Another way is to treat each $X_i$ as a Bernoulli random variable with success probability $p_i$ and sample from it. However this approach seems to cause loss of correlation and instead of $\rho$, I may get $\frac{\rho}{2}$ or $\frac{\rho}{3}$.
Does anyone have any thoughts or inputs into this? Thank you.
 A: I don't understand Gaussian Copula enough to know what is the problem. But I found a way to generate correlated Bernoulli vectors.
Following https://mathoverflow.net/a/19436/105908 if we take a set of fixed vectors $v_1 ... v_n$ and a random vector on the unit sphere $u$, we can transform $u$ into binary $X$ where $X_i = (u \cdot v_i > 0)$. In this setup, $cor(X_i,X_j) = \frac{\pi - 2 * \theta(i,j)}{\pi}$ where $\theta(i,j)$ is the angle between $v_i$ and $v_j$.
How to find suitable matrix $V = |v_1 ... v_n|$ to produce a desired correlation matrix $R$? The angle condition translates to $VV^T = cos(-\frac{\pi R - \pi}{2})$ and thus we can find $V$ with Cholesky decomposition.
An example code in R follows:
#Get a simple correlation matrix 
N = 3
cor_matrix <- matrix(c(1,0.5,0.8,0.5,1,0.4,0.8,0.4,1), N, N)

#Calculate the vectors with desired angles
vector_matrix <- chol(cos( (pi * cor_matrix - pi) * -0.5))

#You can generate random unit vectors by normalizing a vector 
#of normally distributed variables, note however that the normalization
#does not affect the sign of the dot product and so we ignore it
num_samples <- 10000
normal_rand <- matrix(rnorm(num_samples * N), num_samples, N)
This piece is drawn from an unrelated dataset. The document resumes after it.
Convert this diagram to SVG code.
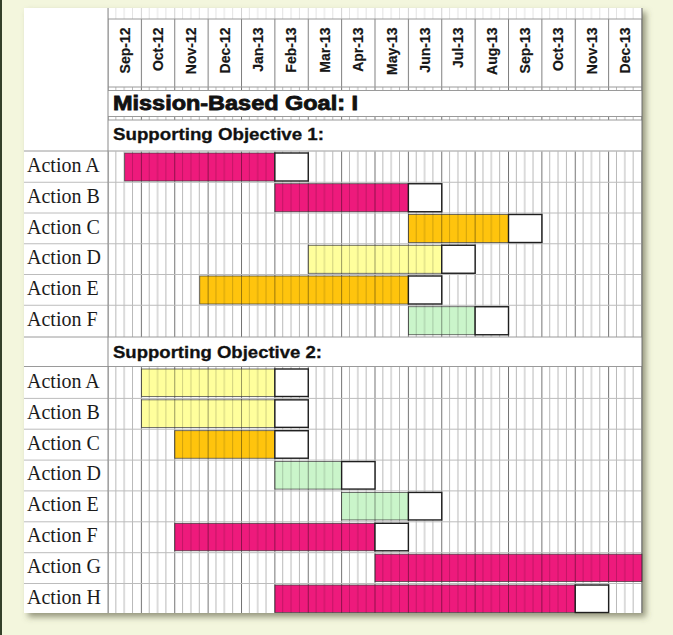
<svg xmlns="http://www.w3.org/2000/svg" width="673" height="635" viewBox="0 0 673 635">
  <defs>
    <style>
      .lbl { font-family: "Liberation Serif", "Times New Roman", serif; font-size: 20px; fill: #1b1b1b; }
      .mon { font-family: "Liberation Sans", Arial, sans-serif; font-weight: bold; font-size: 14px; fill: #161616; text-anchor: end; stroke: #161616; stroke-width: 0.2; }
      .hdr { font-family: "Liberation Sans", Arial, sans-serif; font-weight: bold; fill: #111; stroke: #111; }
      .rule { stroke: #9a9a9a; stroke-width: 1; fill: none; }
      .rowline { stroke: #bcbcbc; stroke-width: 1; fill: none; }
      .bar { stroke: #3a3a3a; stroke-width: 0.7; }
      .pink { fill: url(#gPink); }
      .orange { fill: url(#gOrange); }
      .yellow { fill: url(#gYellow); }
      .green { fill: url(#gGreen); }
      .ms { fill: #ffffff; stroke: #1e1e1e; stroke-width: 1.4; }
    </style>
    <!-- weekly grid: one tile per month, darker line at the month boundary -->
    <pattern id="grid" patternUnits="userSpaceOnUse" x="107.5" y="0" width="33.375" height="20">
      <rect x="0" y="0" width="1" height="20" fill="#000" fill-opacity="0.55"/>
      <rect x="7.9" y="0" width="0.9" height="20" fill="#000" fill-opacity="0.3"/>
      <rect x="16.24" y="0" width="0.9" height="20" fill="#000" fill-opacity="0.3"/>
      <rect x="24.58" y="0" width="0.9" height="20" fill="#000" fill-opacity="0.3"/>
    </pattern>
    <pattern id="gridFaint" patternUnits="userSpaceOnUse" x="107.5" y="0" width="33.375" height="20">
      <rect x="0" y="0" width="1" height="20" fill="#000" fill-opacity="0.18"/>
      <rect x="7.9" y="0" width="0.9" height="20" fill="#000" fill-opacity="0.12"/>
      <rect x="16.24" y="0" width="0.9" height="20" fill="#000" fill-opacity="0.12"/>
      <rect x="24.58" y="0" width="0.9" height="20" fill="#000" fill-opacity="0.12"/>
    </pattern>
    <pattern id="monthGrid" patternUnits="userSpaceOnUse" x="107.5" y="0" width="33.375" height="20">
      <rect x="0" y="0" width="1" height="20" fill="#000" fill-opacity="0.5"/>
    </pattern>
    <pattern id="gPink" patternUnits="userSpaceOnUse" x="107.5" y="0" width="33.375" height="20">
      <rect width="33.375" height="20" fill="#ee1a7c"/>
      <rect x="0" y="0" width="1" height="20" fill="#000" fill-opacity="0.4"/>
      <rect x="7.9" y="0" width="0.9" height="20" fill="#000" fill-opacity="0.2"/>
      <rect x="16.24" y="0" width="0.9" height="20" fill="#000" fill-opacity="0.2"/>
      <rect x="24.58" y="0" width="0.9" height="20" fill="#000" fill-opacity="0.2"/>
    </pattern>
    <pattern id="gOrange" patternUnits="userSpaceOnUse" x="107.5" y="0" width="33.375" height="20">
      <rect width="33.375" height="20" fill="#ffc40d"/>
      <rect x="0" y="0" width="1" height="20" fill="#000" fill-opacity="0.4"/>
      <rect x="7.9" y="0" width="0.9" height="20" fill="#000" fill-opacity="0.2"/>
      <rect x="16.24" y="0" width="0.9" height="20" fill="#000" fill-opacity="0.2"/>
      <rect x="24.58" y="0" width="0.9" height="20" fill="#000" fill-opacity="0.2"/>
    </pattern>
    <pattern id="gYellow" patternUnits="userSpaceOnUse" x="107.5" y="0" width="33.375" height="20">
      <rect width="33.375" height="20" fill="#ffff9c"/>
      <rect x="0" y="0" width="1" height="20" fill="#000" fill-opacity="0.4"/>
      <rect x="7.9" y="0" width="0.9" height="20" fill="#000" fill-opacity="0.2"/>
      <rect x="16.24" y="0" width="0.9" height="20" fill="#000" fill-opacity="0.2"/>
      <rect x="24.58" y="0" width="0.9" height="20" fill="#000" fill-opacity="0.2"/>
    </pattern>
    <pattern id="gGreen" patternUnits="userSpaceOnUse" x="107.5" y="0" width="33.375" height="20">
      <rect width="33.375" height="20" fill="#caf5ca"/>
      <rect x="0" y="0" width="1" height="20" fill="#000" fill-opacity="0.4"/>
      <rect x="7.9" y="0" width="0.9" height="20" fill="#000" fill-opacity="0.2"/>
      <rect x="16.24" y="0" width="0.9" height="20" fill="#000" fill-opacity="0.2"/>
      <rect x="24.58" y="0" width="0.9" height="20" fill="#000" fill-opacity="0.2"/>
    </pattern>
    <filter id="shadow" x="-5%" y="-5%" width="115%" height="115%">
      <feDropShadow dx="4" dy="4" stdDeviation="3" flood-color="#55553a" flood-opacity="0.6"/>
    </filter>
  </defs>

  <!-- page background -->
  <rect width="673" height="635" fill="#f3f6dd"/>
  <rect x="0" y="0" width="2" height="635" fill="#34402a"/>

  <!-- sheet -->
  <rect id="sheet" x="24" y="8" width="618" height="605" fill="#ffffff" filter="url(#shadow)"/>

  <!-- grid -->
  <g id="grid-lines">
    <rect x="108" y="8" width="534" height="11" fill="url(#gridFaint)"/>
    <rect x="108" y="19" width="534" height="68" fill="url(#monthGrid)"/>
    <rect x="108" y="87" width="534" height="3.5" fill="url(#grid)"/>
    <rect x="108" y="116.5" width="534" height="3.5" fill="url(#grid)"/>
    <rect x="108" y="151.5" width="534" height="185.5" fill="url(#grid)"/>
    <rect x="108" y="366.5" width="534" height="246.5" fill="url(#grid)"/>

    <line class="rule" x1="108" y1="19" x2="642" y2="19"/>
    <line class="rule" x1="108" y1="87" x2="642" y2="87"/>
    <line class="rule" x1="108" y1="90.5" x2="642" y2="90.5"/>
    <line class="rule" x1="108" y1="116.5" x2="642" y2="116.5"/>
    <line class="rule" x1="108" y1="120" x2="642" y2="120"/>
    <line class="rule" x1="24" y1="151" x2="642" y2="151"/>
    <line class="rule" x1="24" y1="337" x2="642" y2="337"/>
    <line class="rule" x1="24" y1="366.5" x2="642" y2="366.5"/>

    <line class="rowline" x1="24" y1="182.25" x2="642" y2="182.25"/>
    <line class="rowline" x1="24" y1="213" x2="642" y2="213"/>
    <line class="rowline" x1="24" y1="243.75" x2="642" y2="243.75"/>
    <line class="rowline" x1="24" y1="274.5" x2="642" y2="274.5"/>
    <line class="rowline" x1="24" y1="305.25" x2="642" y2="305.25"/>
    <line class="rowline" x1="24" y1="398.4" x2="642" y2="398.4"/>
    <line class="rowline" x1="24" y1="429.2" x2="642" y2="429.2"/>
    <line class="rowline" x1="24" y1="460.1" x2="642" y2="460.1"/>
    <line class="rowline" x1="24" y1="490.9" x2="642" y2="490.9"/>
    <line class="rowline" x1="24" y1="521.8" x2="642" y2="521.8"/>
    <line class="rowline" x1="24" y1="552.7" x2="642" y2="552.7"/>
    <line class="rowline" x1="24" y1="583.5" x2="642" y2="583.5"/>

    <line x1="108" y1="8" x2="108" y2="613" stroke="#8a8a8a" stroke-width="1"/>
    <line x1="642" y1="8" x2="642" y2="613" stroke="#6e6e6e" stroke-width="1"/>
  </g>

  <!-- month headings -->
  <g id="months">
    <text class="mon" transform="translate(129.5,27.5) rotate(-90)">Sep-12</text>
    <text class="mon" transform="translate(162.9,27.5) rotate(-90)">Oct-12</text>
    <text class="mon" transform="translate(196.2,27.5) rotate(-90)">Nov-12</text>
    <text class="mon" transform="translate(229.6,27.5) rotate(-90)">Dec-12</text>
    <text class="mon" transform="translate(263,27.5) rotate(-90)">Jan-13</text>
    <text class="mon" transform="translate(296.4,27.5) rotate(-90)">Feb-13</text>
    <text class="mon" transform="translate(329.7,27.5) rotate(-90)">Mar-13</text>
    <text class="mon" transform="translate(363.1,27.5) rotate(-90)">Apr-13</text>
    <text class="mon" transform="translate(396.5,27.5) rotate(-90)">May-13</text>
    <text class="mon" transform="translate(429.9,27.5) rotate(-90)">Jun-13</text>
    <text class="mon" transform="translate(463.2,27.5) rotate(-90)">Jul-13</text>
    <text class="mon" transform="translate(496.6,27.5) rotate(-90)">Aug-13</text>
    <text class="mon" transform="translate(530,27.5) rotate(-90)">Sep-13</text>
    <text class="mon" transform="translate(563.4,27.5) rotate(-90)">Oct-13</text>
    <text class="mon" transform="translate(596.7,27.5) rotate(-90)">Nov-13</text>
    <text class="mon" transform="translate(630.1,27.5) rotate(-90)">Dec-13</text>
  </g>

  <!-- section headings -->
  <g id="headings">
    <text class="hdr" x="113" y="110" font-size="20" stroke-width="0.8" textLength="245" lengthAdjust="spacingAndGlyphs">Mission-Based Goal: I</text>
    <text class="hdr" x="113" y="140" font-size="17" stroke-width="0.3" textLength="211" lengthAdjust="spacingAndGlyphs">Supporting Objective 1:</text>
    <text class="hdr" x="113" y="358" font-size="17" stroke-width="0.3" textLength="209" lengthAdjust="spacingAndGlyphs">Supporting Objective 2:</text>
  </g>

  <!-- Supporting Objective 1 -->
  <g id="o1-action-a">
    <text class="lbl" x="27" y="172">Action A</text>
    <rect class="bar pink" x="124.69" y="153" width="150.19" height="28"/>
    <rect class="ms" x="274.875" y="153" width="33.375" height="28"/>
  </g>
  <g id="o1-action-b">
    <text class="lbl" x="27" y="202.75">Action B</text>
    <rect class="bar pink" x="274.875" y="183.75" width="133.5" height="28"/>
    <rect class="ms" x="408.375" y="183.75" width="33.375" height="28"/>
  </g>
  <g id="o1-action-c">
    <text class="lbl" x="27" y="233.5">Action C</text>
    <rect class="bar orange" x="408.375" y="214.5" width="100.125" height="28"/>
    <rect class="ms" x="508.5" y="214.5" width="33.375" height="28"/>
  </g>
  <g id="o1-action-d">
    <text class="lbl" x="27" y="264.25">Action D</text>
    <rect class="bar yellow" x="308.25" y="245.25" width="133.5" height="28"/>
    <rect class="ms" x="441.75" y="245.25" width="33.375" height="28"/>
  </g>
  <g id="o1-action-e">
    <text class="lbl" x="27" y="295">Action E</text>
    <rect class="bar orange" x="199.78" y="276" width="208.6" height="28"/>
    <rect class="ms" x="408.375" y="276" width="33.375" height="28"/>
  </g>
  <g id="o1-action-f">
    <text class="lbl" x="27" y="325.75">Action F</text>
    <rect class="bar green" x="408.375" y="306.75" width="66.75" height="28"/>
    <rect class="ms" x="475.125" y="306.75" width="33.375" height="28"/>
  </g>

  <!-- Supporting Objective 2 -->
  <g id="o2-action-a">
    <text class="lbl" x="27" y="387.75">Action A</text>
    <rect class="bar yellow" x="141.375" y="369" width="133.5" height="27.5"/>
    <rect class="ms" x="274.875" y="369" width="33.375" height="27.5"/>
  </g>
  <g id="o2-action-b">
    <text class="lbl" x="27" y="418.6">Action B</text>
    <rect class="bar yellow" x="141.375" y="399.86" width="133.5" height="27.5"/>
    <rect class="ms" x="274.875" y="399.86" width="33.375" height="27.5"/>
  </g>
  <g id="o2-action-c">
    <text class="lbl" x="27" y="449.5">Action C</text>
    <rect class="bar orange" x="174.75" y="430.72" width="100.125" height="27.5"/>
    <rect class="ms" x="274.875" y="430.72" width="33.375" height="27.5"/>
  </g>
  <g id="o2-action-d">
    <text class="lbl" x="27" y="480.3">Action D</text>
    <rect class="bar green" x="274.875" y="461.58" width="66.75" height="27.5"/>
    <rect class="ms" x="341.625" y="461.58" width="33.375" height="27.5"/>
  </g>
  <g id="o2-action-e">
    <text class="lbl" x="27" y="511.2">Action E</text>
    <rect class="bar green" x="341.625" y="492.44" width="66.75" height="27.5"/>
    <rect class="ms" x="408.375" y="492.44" width="33.375" height="27.5"/>
  </g>
  <g id="o2-action-f">
    <text class="lbl" x="27" y="542.1">Action F</text>
    <rect class="bar pink" x="174.75" y="523.3" width="200.25" height="27.5"/>
    <rect class="ms" x="375" y="523.3" width="33.375" height="27.5"/>
  </g>
  <g id="o2-action-g">
    <text class="lbl" x="27" y="572.9">Action G</text>
    <rect class="bar pink" x="375" y="554.16" width="267" height="27.5"/>
  </g>
  <g id="o2-action-h">
    <text class="lbl" x="27" y="603.8">Action H</text>
    <rect class="bar pink" x="274.875" y="585.02" width="300.375" height="27.5"/>
    <rect class="ms" x="575.25" y="585.02" width="33.375" height="27.5"/>
  </g>
</svg>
#Generate the target variables
B <- (normal_rand %*% vector_matrix) > 0

#See for yourself that it works
cor(B)  
cor(B) - cor_matrix 

Thanks @jakub-bartczuk for linking to the MO question - I wouldn't find that on my own.

The above code has one big limitation: the marginal distributions are fixed at $X_i \sim Bernoulli(0.5)$. I am currently unaware of how to extend this approach to fit both correlations and marginal distributions. Another answer has an approach for the general case, but it looses a lot of simplicity (it involves numerical integration). There is also paper called Generating Spike Trains with Specified
Correlation Coefficients and accompanying Matlab package where the sampling involves "only" finding numerically the unique zero of a monotonic function by bisection.